In June of 2002, I was diagnosed with type 2 diabetes, also called diabetes mellitus. It is surprising what you can do when you have to. I have found out that I *can* lose weight and I *can* care about what happens to me.
 

 

 

What is type 2 diabetes?

Type 2 diabetes occurs when the body is unable to effectively use insulin, or when the body cannot produce enough insulin. When this happens, blood sugar (glucose) stays in the blood instead of going to the cells.
When glucose builds up in the blood, cells might not have enough energy, and the excess sugar can cause problems with the heart and other organs.
The American Diabetes Association says that more than 90% of all diabetics have type 2 diabetes.

 

 

What are some signs and symptoms of type 2 diabetes?
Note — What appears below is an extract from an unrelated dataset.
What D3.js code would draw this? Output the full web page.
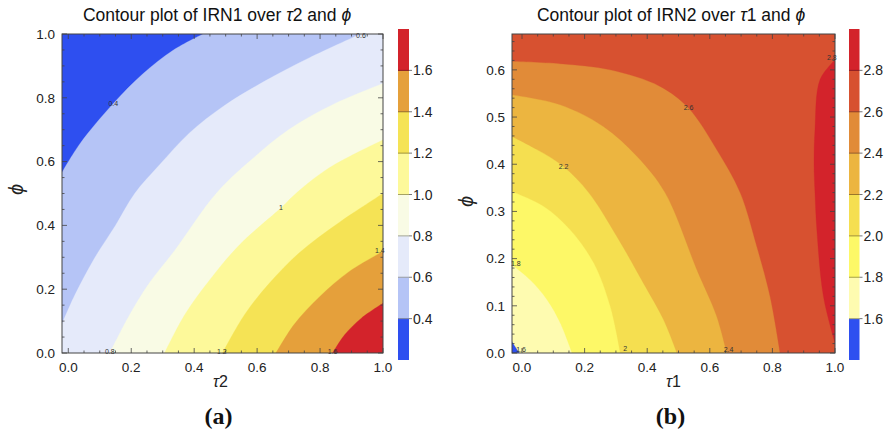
<!DOCTYPE html>
<html><head><meta charset="utf-8">
<script src="https://cdn.jsdelivr.net/npm/d3@7"></script>
<style>
body{margin:0;background:#fff;}
svg{font-family:"Liberation Sans",Arial,sans-serif;}
</style></head>
<body><svg id="c" width="889" height="431"></svg>
<script>
// ---------- DATA: panel (a) IRN1 over tau2, phi ----------
const levelsA = [0.4, 0.6, 0.8, 1.0, 1.2, 1.4, 1.6];
const barRangeA = [0.2, 1.8];
const colorsA = ["#2e4ff0","#b5c4f6","#e5eafa","#f9fbe5","#fdf99a","#f5e355","#e5a03b","#d3232b"];
const barTicksA = ["0.4","0.6","0.8","1.0","1.2","1.4","1.6"];
// contour boundaries [tau2, phi], ordered so that higher values lie on the right-hand side
const contA_04 = [[-0.02,0.566],[0.037,0.656],[0.143,0.782],[0.238,0.876],[0.333,0.949],[0.428,1.0]];
const contA_06 = [[-0.02,0.091],[0.02,0.18],[0.085,0.30],[0.15,0.40],[0.211,0.50],[0.29,0.59],[0.385,0.69],[0.495,0.775],[0.62,0.85],[0.765,0.925],[0.929,1.0]];
const contA_08 = [[0.132,0.0],[0.195,0.12],[0.258,0.22],[0.337,0.32],[0.47,0.50],[0.575,0.60],[0.70,0.70],[0.843,0.78],[1.0,0.845]];
const contA_10 = [[0.306,0.0],[0.37,0.12],[0.45,0.23],[0.545,0.34],[0.676,0.455],[0.723,0.50],[0.828,0.58],[1.0,0.668]];
const contA_12 = [[0.49,0.0],[0.56,0.12],[0.64,0.22],[0.735,0.315],[0.862,0.41],[1.0,0.50]];
const contA_14 = [[0.66,0.0],[0.718,0.09],[0.797,0.175],[0.892,0.255],[1.0,0.318]];
const contA_16 = [[0.84,0.0],[0.878,0.057],[0.932,0.11],[1.0,0.156]];
const contoursA = [contA_04, contA_06, contA_08, contA_10, contA_12, contA_14, contA_16];
const cLabelsA = [["0.4",0.143,0.782],["0.6",0.93,0.995],["0.8",0.132,0.004],["1",0.676,0.455],["1.2",0.488,0.004],["1.4",0.99,0.322],["1.6",0.84,0.004]];

// ---------- DATA: panel (b) IRN2 over tau1, phi ----------
const levelsB = [1.6, 1.8, 2.0, 2.2, 2.4, 2.6, 2.8];
const barRangeB = [1.4, 3.0];
const colorsB = ["#2e4ff0","#fefbb0","#fdf867","#f5df50","#ecb540","#e18b38","#d75130","#d3232b"];
const barTicksB = ["1.6","1.8","2.0","2.2","2.4","2.6","2.8"];
const contB_16 = [[-0.008,0.0],[-0.02,0.012],[-0.032,0.025]];
const contB_18 = [[0.16,0.0],[0.122,0.064],[0.08,0.113],[0.026,0.155],[-0.032,0.187]];
const contB_20 = [[0.314,0.0],[0.282,0.099],[0.229,0.191],[0.154,0.261],[0.069,0.311],[-0.032,0.342]];
const contB_22 = [[0.495,0.0],[0.452,0.071],[0.388,0.148],[0.303,0.247],[0.213,0.34],[0.133,0.395],[0.048,0.431],[-0.032,0.459]];
const contB_24 = [[0.654,0.0],[0.622,0.078],[0.559,0.176],[0.457,0.34],[0.367,0.417],[0.26,0.48],[0.122,0.526],[-0.032,0.547]];
const contB_26 = [[0.8245,0.0],[0.7925,0.12],[0.75,0.226],[0.697,0.34],[0.622,0.431],[0.532,0.519],[0.441,0.565],[0.282,0.60],[0.122,0.613],[-0.032,0.618]];
const contB_28 = [[1.0,0.021],[0.963,0.12],[0.942,0.261],[0.936,0.34],[0.933,0.40],[0.936,0.473],[0.952,0.579],[1.0,0.621]];
const contoursB = [contB_16, contB_18, contB_20, contB_22, contB_24, contB_26, contB_28];
const cLabelsB = [["1.6",-0.003,0.006],["1.8",-0.02,0.19],["2",0.33,0.01],["2.2",0.133,0.395],["2.4",0.66,0.006],["2.6",0.532,0.519],["2.8",0.99,0.625]];

const svg = d3.select("#c");

function boundaryT(p, X, Y){ // clockwise param (y-up): left edge up, top right, right down, bottom left
  const [x,y]=p;
  const fx=(x-X[0])/(X[1]-X[0]), fy=(y-Y[0])/(Y[1]-Y[0]);
  const d=[Math.abs(fx),Math.abs(1-fy),Math.abs(1-fx),Math.abs(fy)];
  const k=d.indexOf(Math.min(...d));
  if(k===0) return fy; if(k===1) return 1+fx; if(k===2) return 2+(1-fy); return 3+(1-fx);
}
function regionPoly(c, X, Y){
  const corners=[[X[0],Y[1]],[X[1],Y[1]],[X[1],Y[0]],[X[0],Y[0]]]; // at t=1,2,3,4
  const pts=c.slice();
  let te=boundaryT(c[c.length-1],X,Y), ts=boundaryT(c[0],X,Y);
  if(ts<=te) ts+=4;
  for(let t=Math.floor(te)+1;t<ts;t++){ pts.push(corners[(t-1)%4]); }
  return pts;
}

function panel(o){
  const g=svg.append("g");
  const x=d3.scaleLinear().domain(o.xd).range([o.L,o.R]);
  const y=d3.scaleLinear().domain(o.yd).range([o.B,o.T]);
  const cid="clip"+o.id;
  g.append("clipPath").attr("id",cid).append("rect").attr("x",o.L).attr("y",o.T).attr("width",o.R-o.L).attr("height",o.B-o.T);
  const pg=g.append("g").attr("clip-path",`url(#${cid})`);
  pg.append("rect").attr("x",o.L).attr("y",o.T).attr("width",o.R-o.L).attr("height",o.B-o.T).attr("fill",o.colors[0]);
  const line=d3.line().x(d=>x(d[0])).y(d=>y(d[1])).curve(d3.curveCatmullRom.alpha(0.5));
  o.contours.forEach((c,i)=>{
    const poly=regionPoly(c,o.xd,o.yd);
    const n=c.length;
    const curvePath=line(c);
    const rest=poly.slice(n).map(p=>`L${x(p[0])},${y(p[1])}`).join("");
    pg.append("path").attr("d",curvePath+rest+"Z").attr("fill",o.colors[i+1]).attr("stroke",o.colors[i+1]).attr("stroke-width",0.3);
  });
  // frame
  g.append("rect").attr("x",o.L).attr("y",o.T).attr("width",o.R-o.L).attr("height",o.B-o.T).attr("fill","none").attr("stroke","#444").attr("stroke-width",1);
  // ticks
  const tk=g.append("g").attr("stroke","#444").attr("stroke-width",0.8);
  const xt=d3.range(0,1.0001,0.05), xmaj=d3.range(0,1.0001,0.2);
  const isMaj=(v,step)=>Math.abs(v/step-Math.round(v/step))<1e-6;
  xt.forEach(v=>{const L=isMaj(v,0.2)?5:2.5, px=x(v);
    tk.append("line").attr("x1",px).attr("x2",px).attr("y1",o.B).attr("y2",o.B-L);
    tk.append("line").attr("x1",px).attr("x2",px).attr("y1",o.T).attr("y2",o.T+L);});
  const yt=d3.range(0,o.yd[1]+1e-6,o.yminor);
  yt.forEach(v=>{const L=isMaj(v,o.ystep)?5:2.5, py=y(v);
    tk.append("line").attr("y1",py).attr("y2",py).attr("x1",o.L).attr("x2",o.L+L);
    tk.append("line").attr("y1",py).attr("y2",py).attr("x1",o.R).attr("x2",o.R-L);});
  // contour labels (drawn above the frame, not clipped)
  o.clabels.forEach(l=>{
    g.append("text").attr("x",x(l[1])).attr("y",y(l[2])).attr("text-anchor","middle").attr("dy","0.33em")
      .attr("font-size",7).attr("fill","#333").text(l[0]);
  });
  // tick labels
  xmaj.forEach(v=>g.append("text").attr("x",x(v)).attr("y",o.B+18.5).attr("text-anchor","middle").attr("font-size",13.5).attr("fill","#222").text(d3.format(".1f")(v)));
  d3.range(0,o.yd[1]+1e-6,o.ystep).forEach(v=>g.append("text").attr("x",o.L-7).attr("y",y(v)).attr("dy","0.35em").attr("text-anchor","end").attr("font-size",13.5).attr("fill","#222").text(d3.format(".1f")(v)));
  // axis labels
  const xl=g.append("text").attr("x",(o.L+o.R)/2+(o.id==="a"?-2:0)).attr("y",387).attr("text-anchor","middle").attr("font-size",16).attr("fill","#222");
  xl.append("tspan").attr("font-style","italic").text("τ"); xl.append("tspan").text(o.xname);
  g.append("text").attr("transform",`translate(${o.L-46},${(o.T+o.B)/2+o.phidy})rotate(-90)`).attr("text-anchor","middle").attr("dy","0.35em").attr("font-size",20).attr("font-style","italic").attr("fill","#222").text("ϕ");
  // title
  const t=g.append("text").attr("x",o.tx).attr("y",21).attr("text-anchor","middle").attr("font-size",17.5).attr("fill","#111");
  t.append("tspan").text(o.title); t.append("tspan").attr("font-style","italic").text("τ");
  t.append("tspan").text(o.xname+" and  "); t.append("tspan").attr("font-style","italic").text("ϕ");
  // panel tag
  g.append("text").attr("x",(o.L+o.R)/2+o.tagdx).attr("y",424).attr("text-anchor","middle").attr("font-family","Liberation Serif, serif").attr("font-weight","bold").attr("font-size",24).attr("fill","#111").text(o.tag);
  // colorbar
  const cb=d3.scaleLinear().domain(o.bar).range([o.cbB,o.cbT]);
  const edges=[o.bar[0],...o.levels,o.bar[1]];
  o.colors.forEach((c,i)=>{
    g.append("rect").attr("x",o.cbL).attr("width",o.cbW).attr("y",cb(edges[i+1])).attr("height",cb(edges[i])-cb(edges[i+1])).attr("fill",c);
  });
  o.levels.forEach((lv,i)=>{
    const c=d3.color(o.colors[i+1]).darker(1.2);
    g.append("line").attr("x1",o.cbL).attr("x2",o.cbL+o.cbW).attr("y1",cb(lv)).attr("y2",cb(lv)).attr("stroke",c).attr("stroke-width",1);
    g.append("line").attr("x1",o.cbL+o.cbW).attr("x2",o.cbL+o.cbW+3).attr("y1",cb(lv)).attr("y2",cb(lv)).attr("stroke","#555").attr("stroke-width",0.8);
    g.append("text").attr("x",o.cbL+o.cbW+4).attr("y",cb(lv)).attr("dy","0.36em").attr("font-size",14).attr("fill","#222").text(o.barTicks[i]);
  });
}

panel({id:"a",L:62,R:383,T:34,B:353,xd:[-0.02,1],yd:[0,1],ystep:0.2,yminor:0.05,phidy:-4,
  colors:colorsA,levels:levelsA,contours:contoursA,clabels:cLabelsA,bar:barRangeA,barTicks:barTicksA,
  cbL:398,cbW:11,cbT:29,cbB:360,xname:"2",title:"Contour plot of IRN1 over ",tx:217,tag:"(a)",tagdx:-4});
panel({id:"b",L:512,R:835,T:34,B:353,xd:[-0.032,1],yd:[0,0.676],ystep:0.1,yminor:0.02,phidy:8,
  colors:colorsB,levels:levelsB,contours:contoursB,clabels:cLabelsB,bar:barRangeB,barTicks:barTicksB,
  cbL:849,cbW:10.5,cbT:29,cbB:360,xname:"1",title:"Contour plot of IRN2 over  ",tx:671,tag:"(b)",tagdx:-3});
</script></body></html>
Before I learned that I was diabetic, I frequently complained of tiredness. Even now, with treatment, I have to take naps during the weekend because I feel fatigued. This results from my cells' not getting the energy they need from glucose.
My doctor urged me to take especially good care of my feet because of a disorder called peripheral vascular disease (PVD). With PVD, less blood and oxygen flow to the legs and feet, causing pain and sometimes a "wobbly" feeling. The ADA states that diabetic women are 7.6 times more likely to suffer from this disorder than non-diabetic women are.
Many type 2 diabetics find themselves needing to drink fluids (and relieve themselves) more frequently than normal. This happens because the excess blood sugar affects our kidneys.

 

 

How is diabetes treated?

Diabetes is not curable, but it is treatable. A good start is to eat more carefully. Eating more fruits and vegetables, and eating fewer starchy or fatty foods, is very important. Drink plenty of water to stay hydrated.
Become more active. Taking a short walk is ideal for raising your heart rate and getting excess weight off. I've lost 20 pounds by just walking and watching my food intake. You can do it too!
Work closely with your health care team to develop a regimen of blood testing, medication, and food intake. You may be referred to a dietician or nutritionist to start out, and you'll probably start out with a medication rather than insulin injections.